Here are the top three myths about credit reports and credit scores, along with the answers you’ve always wanted.
Myth #1: Checking your credit report can hurt your score.
Truth: Checking your own report or score will not negatively impact you! It’s helpful for you to know what’s being reported about you, and there is no penalty for that. The source of confusion here, is that if you request lenders to check your credit to open a new account, that will show up on your credit report. Too many credit checks by third parties can negatively impact your score.
Myth #2: You only have one credit score.
Truth: There are numerous credit scoring models. All are developed to tell you the same thing: How much of a risk do you represent to lenders? While the varied scores may differ in numerical values, you’ll find that they should be consistent in terms of the underlying meaning. If you’re risky by one score, you’re risky by another.
Myth #3: Closing accounts can help your score.

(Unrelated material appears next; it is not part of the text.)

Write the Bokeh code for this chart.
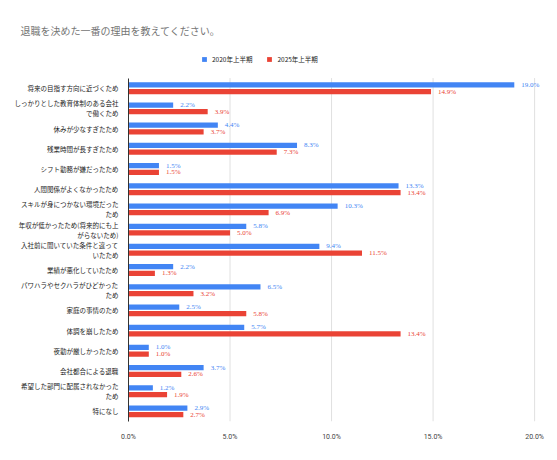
from bokeh.plotting import figure
from bokeh.models import ColumnDataSource, Legend, LegendItem, FixedTicker, LabelSet, Range1d
from bokeh.transform import dodge
from bokeh.embed import file_html
from bokeh.resources import INLINE

categories = [
    "将来の目指す方向に近づくため",
    "しっかりとした教育体制のある会社\nで働くため",
    "休みが少なすぎたため",
    "残業時間が長すぎたため",
    "シフト勤務が嫌だったため",
    "人間関係がよくなかったため",
    "スキルが身につかない環境だった\nため",
    "年収が低かったため(将来的にも上\nがらないため)",
    "入社前に聞いていた条件と違って\nいたため",
    "業績が悪化していたため",
    "パワハラやセクハラがひどかった\nため",
    "家庭の事情のため",
    "体調を崩したため",
    "夜勤が厳しかったため",
    "会社都合による退職",
    "希望した部門に配属されなかった\nため",
    "特になし",
]
series_2020 = [19.0, 2.2, 4.4, 8.3, 1.5, 13.3, 10.3, 5.8, 9.4, 2.2, 6.5, 2.5, 5.7, 1.0, 3.7, 1.2, 2.9]
series_2025 = [14.9, 3.9, 3.7, 7.3, 1.5, 13.4, 6.9, 5.0, 11.5, 1.3, 3.2, 5.8, 13.4, 1.0, 2.6, 1.9, 2.7]
series_names = ["2020年上半期", "2025年上半期"]
x_ticks = [0, 5, 10, 15, 20]

BLUE = "#4285F4"
RED = "#EA4335"
FONT = "Noto Sans CJK JP"
NUMFONT = "Roboto"

n = len(categories)
ypos = [n - 1 - i for i in range(n)]  # first category on top

src = ColumnDataSource(dict(
    y=ypos,
    a=series_2020,
    b=series_2025,
    la=[f"{v:.1f}%" for v in series_2020],
    lb=[f"{v:.1f}%" for v in series_2025],
))

# extra room above the categories holds the legend
p = figure(
    width=549, height=444,
    y_range=Range1d(-0.5, n - 0.5 + 1.86),
    x_range=Range1d(0, 20.34),
    output_backend="svg", toolbar_location=None,
    min_border_left=128, min_border_right=8, min_border_bottom=23, min_border_top=40,
    outline_line_color=None,
    title="退職を決めた一番の理由を教えてください。",
)
p.title.text_font_size = "10px"
p.title.text_font_style = "normal"
p.title.text_color = "#757575"
p.title.text_font = FONT
p.title.align = "left"
p.title.offset = -108
p.title.standoff = 6

# vertical grid lines limited to the category band
gx = [t for t in x_ticks if t > 0]
p.segment(x0=gx, x1=gx, y0=[-0.5] * len(gx), y1=[n - 0.5] * len(gx),
          line_color="#e0e0e0", line_width=1)

ra = p.hbar(y=dodge("y", 0.165), right="a", height=0.26, source=src,
            fill_color=BLUE, line_color=None)
rb = p.hbar(y=dodge("y", -0.165), right="b", height=0.26, source=src,
            fill_color=RED, line_color=None)

la = LabelSet(x="a", y=dodge("y", 0.165), text="la", source=src,
              x_offset=7, text_baseline="middle", text_font_size="7px",
              text_color=BLUE, text_font=NUMFONT)
lb = LabelSet(x="b", y=dodge("y", -0.165), text="lb", source=src,
              x_offset=7, text_baseline="middle", text_font_size="7px",
              text_color=RED, text_font=NUMFONT)
p.add_layout(la)
p.add_layout(lb)

p.xaxis.ticker = FixedTicker(ticks=x_ticks)
p.xaxis.major_label_overrides = {t: f"{t:.1f}%" for t in x_ticks}
p.xaxis.axis_line_color = None
p.xaxis.major_tick_line_color = None
p.xaxis.minor_tick_line_color = None
p.xaxis.major_label_text_font = NUMFONT
p.xaxis.major_label_text_font_size = "7px"
p.xaxis.major_label_text_color = "#444444"
p.xaxis.major_label_standoff = 5

p.yaxis.ticker = FixedTicker(ticks=ypos)
p.yaxis.major_label_overrides = {y: c for y, c in zip(ypos, categories)}
p.yaxis.bounds = (-0.5, n - 0.5)
p.yaxis.axis_line_color = "#333333"
p.yaxis.major_tick_line_color = None
p.yaxis.minor_tick_line_color = None
p.yaxis.major_label_text_font = FONT
p.yaxis.major_label_text_font_size = "6.5px"
p.yaxis.major_label_text_color = "#222222"
p.yaxis.major_label_standoff = 4
p.yaxis.major_label_text_line_height = 1.0

p.xgrid.grid_line_color = None
p.ygrid.grid_line_color = None

legend = Legend(
    items=[LegendItem(label=series_names[0], renderers=[ra]),
           LegendItem(label=series_names[1], renderers=[rb])],
    orientation="horizontal", location=(73, 357),
    glyph_width=6, glyph_height=6, label_text_font=FONT, label_text_font_size="6.5px",
    label_text_color="#222222", spacing=14, padding=4, margin=0, label_standoff=5,
    border_line_color=None, background_fill_alpha=0,
)
p.add_layout(legend)

open("out.html", "w").write(file_html(p, INLINE))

Truth: Closing accounts is rarely beneficial to your credit score. If there is a negative item being reported on your credit score, closing the that account will not remove it from your credit report. In fact, if the account you close was a credit card then closing it would reduce the amount of credit available to you in the future. If closing a card would dramatically increase your credit utilization ratio, or make you appear maxed-out, then this could actually hurt your credit score.
This is no myth, check your credit report and score. Knowing the information and value of it will help you leverage it to your benefit. Sometimes closing an account is necessary, but think about the repercussions beforehand.